==== TASK MATERIAL

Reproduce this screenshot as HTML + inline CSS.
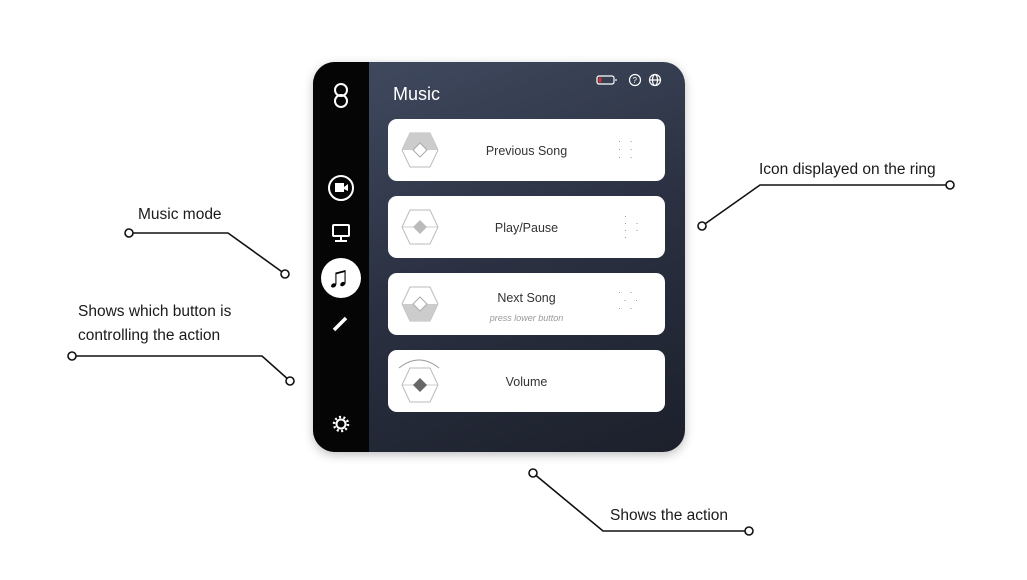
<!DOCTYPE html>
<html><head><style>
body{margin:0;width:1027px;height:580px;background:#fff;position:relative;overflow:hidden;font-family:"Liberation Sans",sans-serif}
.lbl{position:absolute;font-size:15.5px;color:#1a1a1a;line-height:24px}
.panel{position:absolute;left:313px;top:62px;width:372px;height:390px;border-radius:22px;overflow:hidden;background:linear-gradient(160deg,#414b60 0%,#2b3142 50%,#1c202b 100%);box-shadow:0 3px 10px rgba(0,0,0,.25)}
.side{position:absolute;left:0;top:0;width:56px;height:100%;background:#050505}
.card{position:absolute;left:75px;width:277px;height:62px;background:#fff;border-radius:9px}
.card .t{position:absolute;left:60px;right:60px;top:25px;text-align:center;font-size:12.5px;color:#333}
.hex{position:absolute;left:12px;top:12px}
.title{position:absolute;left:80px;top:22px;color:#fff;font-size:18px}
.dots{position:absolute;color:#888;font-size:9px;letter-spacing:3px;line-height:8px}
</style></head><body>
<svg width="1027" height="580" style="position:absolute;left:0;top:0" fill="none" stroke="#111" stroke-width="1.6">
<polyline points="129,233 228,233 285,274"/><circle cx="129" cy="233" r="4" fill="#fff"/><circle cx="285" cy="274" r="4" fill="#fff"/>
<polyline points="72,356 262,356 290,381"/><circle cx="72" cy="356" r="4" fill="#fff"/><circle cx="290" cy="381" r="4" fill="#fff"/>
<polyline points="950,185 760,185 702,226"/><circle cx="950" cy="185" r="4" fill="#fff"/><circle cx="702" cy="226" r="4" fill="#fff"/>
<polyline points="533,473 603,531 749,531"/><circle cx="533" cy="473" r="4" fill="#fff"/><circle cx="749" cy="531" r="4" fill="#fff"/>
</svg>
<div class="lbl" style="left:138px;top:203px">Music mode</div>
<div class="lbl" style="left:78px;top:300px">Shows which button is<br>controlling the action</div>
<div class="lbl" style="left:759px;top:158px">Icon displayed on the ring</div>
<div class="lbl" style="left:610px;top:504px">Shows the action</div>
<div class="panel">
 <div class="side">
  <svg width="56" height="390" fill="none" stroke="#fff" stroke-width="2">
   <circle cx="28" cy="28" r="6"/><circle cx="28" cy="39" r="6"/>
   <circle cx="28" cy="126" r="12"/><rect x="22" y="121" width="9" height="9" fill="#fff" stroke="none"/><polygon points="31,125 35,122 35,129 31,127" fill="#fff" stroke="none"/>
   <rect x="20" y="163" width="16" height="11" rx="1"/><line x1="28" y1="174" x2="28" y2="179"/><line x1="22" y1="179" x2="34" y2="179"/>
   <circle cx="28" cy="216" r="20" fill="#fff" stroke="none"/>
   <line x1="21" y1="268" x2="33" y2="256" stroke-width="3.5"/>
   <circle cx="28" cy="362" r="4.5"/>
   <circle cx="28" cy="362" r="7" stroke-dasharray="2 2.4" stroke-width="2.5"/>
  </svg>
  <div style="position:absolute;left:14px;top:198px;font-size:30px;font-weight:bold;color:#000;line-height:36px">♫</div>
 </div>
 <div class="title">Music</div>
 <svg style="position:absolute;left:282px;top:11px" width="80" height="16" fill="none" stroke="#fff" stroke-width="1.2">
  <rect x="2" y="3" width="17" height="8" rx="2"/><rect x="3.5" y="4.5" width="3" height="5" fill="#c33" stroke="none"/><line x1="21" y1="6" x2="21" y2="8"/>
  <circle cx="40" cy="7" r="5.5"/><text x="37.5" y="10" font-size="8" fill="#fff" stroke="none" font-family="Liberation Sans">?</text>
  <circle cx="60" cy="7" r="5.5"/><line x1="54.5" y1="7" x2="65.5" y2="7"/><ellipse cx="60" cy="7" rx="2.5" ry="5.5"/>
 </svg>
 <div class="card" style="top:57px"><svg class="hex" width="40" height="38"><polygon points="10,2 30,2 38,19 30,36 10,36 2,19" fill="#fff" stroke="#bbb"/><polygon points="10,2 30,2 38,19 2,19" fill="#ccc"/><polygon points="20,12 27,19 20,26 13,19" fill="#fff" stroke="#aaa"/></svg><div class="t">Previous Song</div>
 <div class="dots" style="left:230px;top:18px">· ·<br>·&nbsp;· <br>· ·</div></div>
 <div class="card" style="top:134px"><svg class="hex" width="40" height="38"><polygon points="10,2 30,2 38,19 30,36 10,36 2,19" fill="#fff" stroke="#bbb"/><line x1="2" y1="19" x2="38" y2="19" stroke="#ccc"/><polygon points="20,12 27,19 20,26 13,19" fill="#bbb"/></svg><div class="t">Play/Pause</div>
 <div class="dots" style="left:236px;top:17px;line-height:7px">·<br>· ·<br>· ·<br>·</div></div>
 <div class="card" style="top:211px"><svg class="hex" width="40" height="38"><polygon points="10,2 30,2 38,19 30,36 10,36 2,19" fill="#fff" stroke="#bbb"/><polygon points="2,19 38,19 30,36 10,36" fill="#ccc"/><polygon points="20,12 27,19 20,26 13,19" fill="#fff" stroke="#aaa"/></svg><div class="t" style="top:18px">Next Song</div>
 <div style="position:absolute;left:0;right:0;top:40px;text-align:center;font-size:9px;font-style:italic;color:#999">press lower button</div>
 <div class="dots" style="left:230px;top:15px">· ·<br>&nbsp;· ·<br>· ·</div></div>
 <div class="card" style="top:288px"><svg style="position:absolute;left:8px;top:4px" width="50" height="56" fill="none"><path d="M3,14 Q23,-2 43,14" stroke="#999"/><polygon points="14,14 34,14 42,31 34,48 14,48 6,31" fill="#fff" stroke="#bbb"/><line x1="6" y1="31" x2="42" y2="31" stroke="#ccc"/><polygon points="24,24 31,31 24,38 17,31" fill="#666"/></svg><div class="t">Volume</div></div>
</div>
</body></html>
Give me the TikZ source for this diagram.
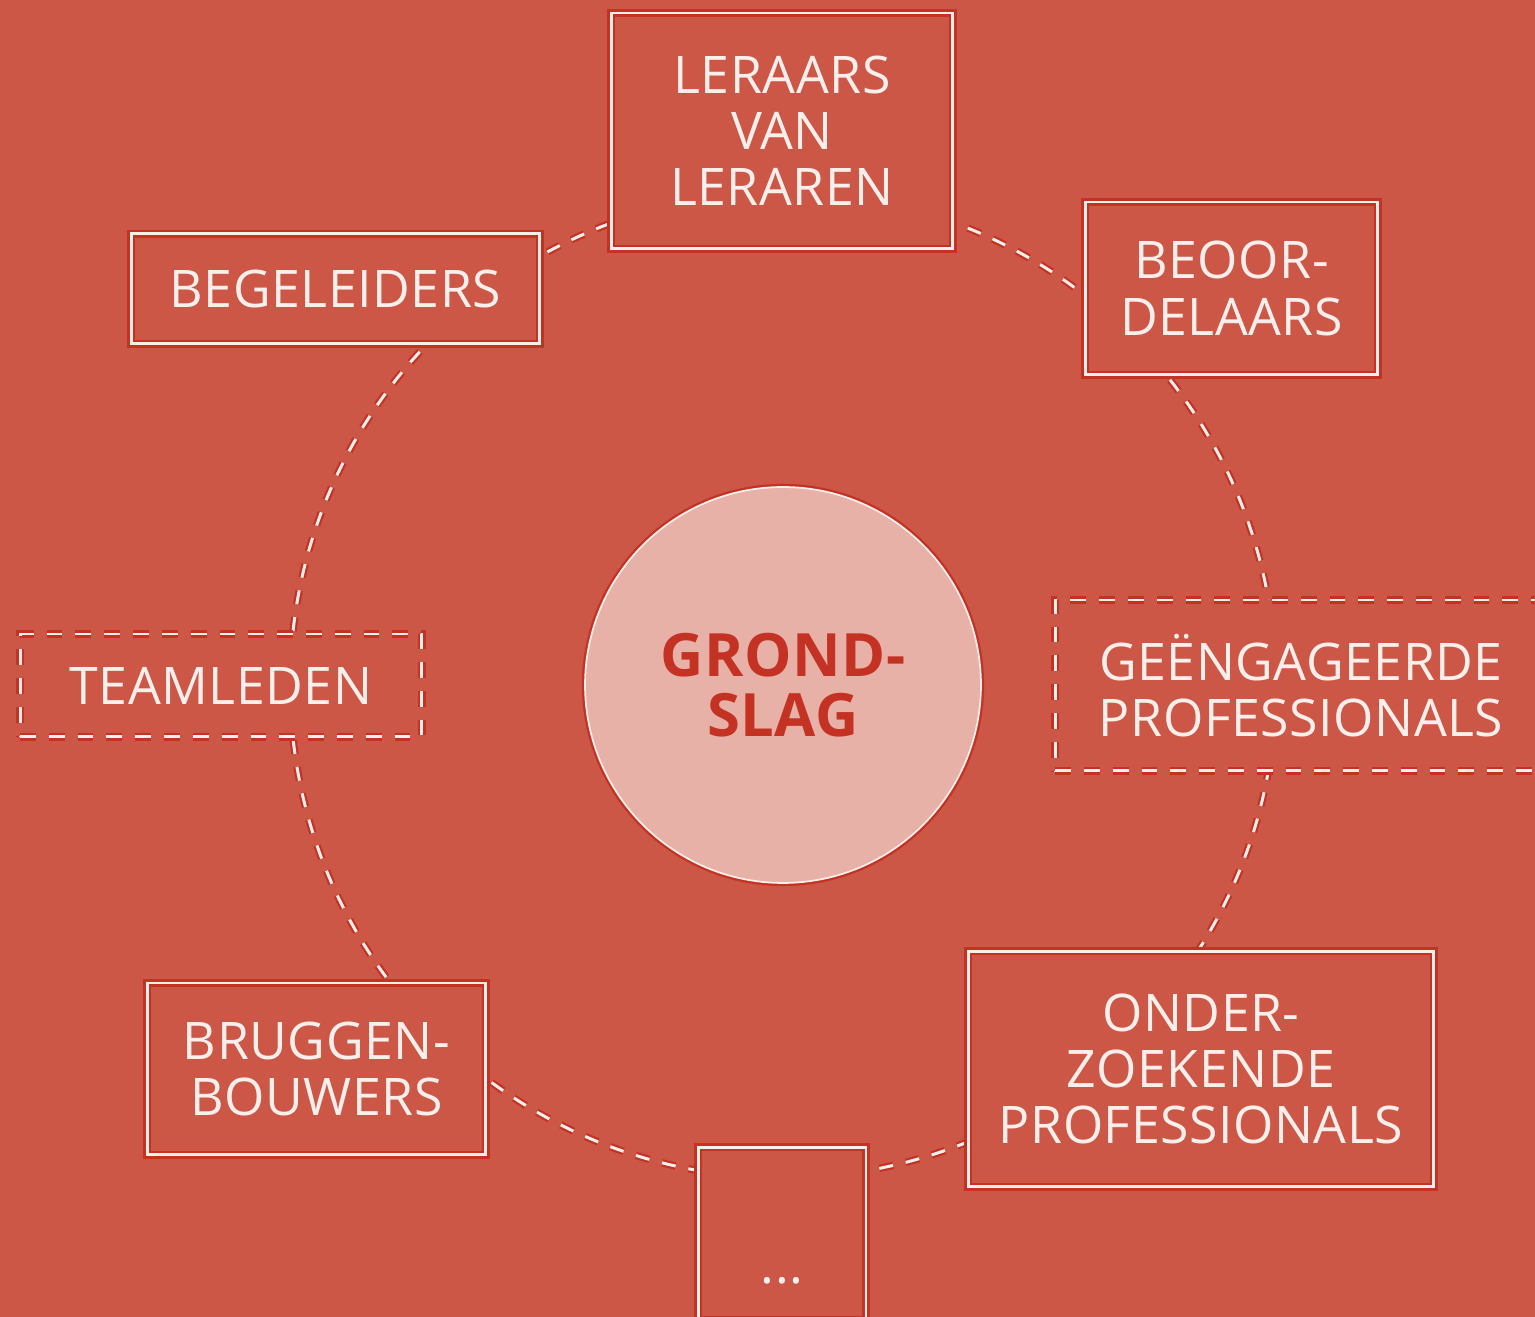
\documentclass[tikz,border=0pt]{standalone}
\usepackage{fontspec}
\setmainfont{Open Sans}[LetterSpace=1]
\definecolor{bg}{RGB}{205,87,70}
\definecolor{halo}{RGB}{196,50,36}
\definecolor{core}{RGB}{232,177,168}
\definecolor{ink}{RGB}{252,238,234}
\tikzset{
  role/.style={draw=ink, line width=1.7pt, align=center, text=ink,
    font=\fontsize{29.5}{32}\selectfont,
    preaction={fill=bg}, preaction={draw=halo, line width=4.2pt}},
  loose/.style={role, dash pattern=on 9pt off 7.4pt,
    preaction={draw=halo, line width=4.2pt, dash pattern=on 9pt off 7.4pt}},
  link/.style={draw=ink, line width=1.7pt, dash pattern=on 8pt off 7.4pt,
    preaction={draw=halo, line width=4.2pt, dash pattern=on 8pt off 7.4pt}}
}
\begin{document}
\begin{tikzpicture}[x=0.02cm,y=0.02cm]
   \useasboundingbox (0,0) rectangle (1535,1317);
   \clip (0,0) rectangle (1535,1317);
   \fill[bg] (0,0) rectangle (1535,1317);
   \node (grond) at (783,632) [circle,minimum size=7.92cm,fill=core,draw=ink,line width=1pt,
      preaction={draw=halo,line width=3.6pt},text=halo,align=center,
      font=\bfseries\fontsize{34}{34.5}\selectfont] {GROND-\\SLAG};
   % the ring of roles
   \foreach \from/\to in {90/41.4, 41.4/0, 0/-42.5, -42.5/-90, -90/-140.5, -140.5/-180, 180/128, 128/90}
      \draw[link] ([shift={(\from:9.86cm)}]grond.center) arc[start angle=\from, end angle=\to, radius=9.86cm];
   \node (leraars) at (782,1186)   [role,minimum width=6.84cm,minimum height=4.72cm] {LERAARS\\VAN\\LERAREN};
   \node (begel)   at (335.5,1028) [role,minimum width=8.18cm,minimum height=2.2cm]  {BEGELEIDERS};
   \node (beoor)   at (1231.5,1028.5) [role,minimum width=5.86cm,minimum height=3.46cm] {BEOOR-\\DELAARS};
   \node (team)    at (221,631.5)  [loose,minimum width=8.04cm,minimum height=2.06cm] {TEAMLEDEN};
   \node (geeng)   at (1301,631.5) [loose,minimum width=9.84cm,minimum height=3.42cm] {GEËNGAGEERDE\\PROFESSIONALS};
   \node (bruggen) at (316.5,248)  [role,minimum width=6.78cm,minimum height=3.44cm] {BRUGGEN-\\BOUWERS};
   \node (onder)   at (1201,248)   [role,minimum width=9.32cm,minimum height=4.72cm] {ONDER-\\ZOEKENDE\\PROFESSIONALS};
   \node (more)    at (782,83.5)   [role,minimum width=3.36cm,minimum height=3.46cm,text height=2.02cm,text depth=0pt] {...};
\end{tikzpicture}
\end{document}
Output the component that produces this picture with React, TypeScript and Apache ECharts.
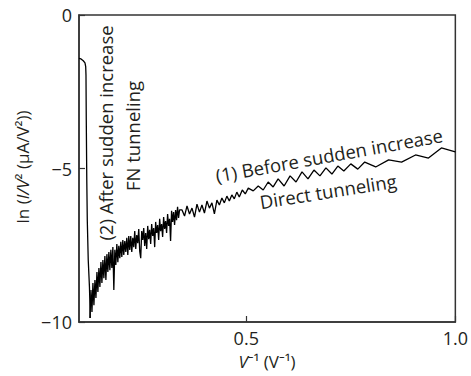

========

■ EXERCISE INSTRUCTIONS ■
Find each line that has the word "this", then copy it out.

■ PROBLEM SOLUTION ■
Reproduce this screenshot as HTML + inline CSS.
Give me the TikZ source for this diagram.
Output the component that produces this picture with React, TypeScript and Apache ECharts.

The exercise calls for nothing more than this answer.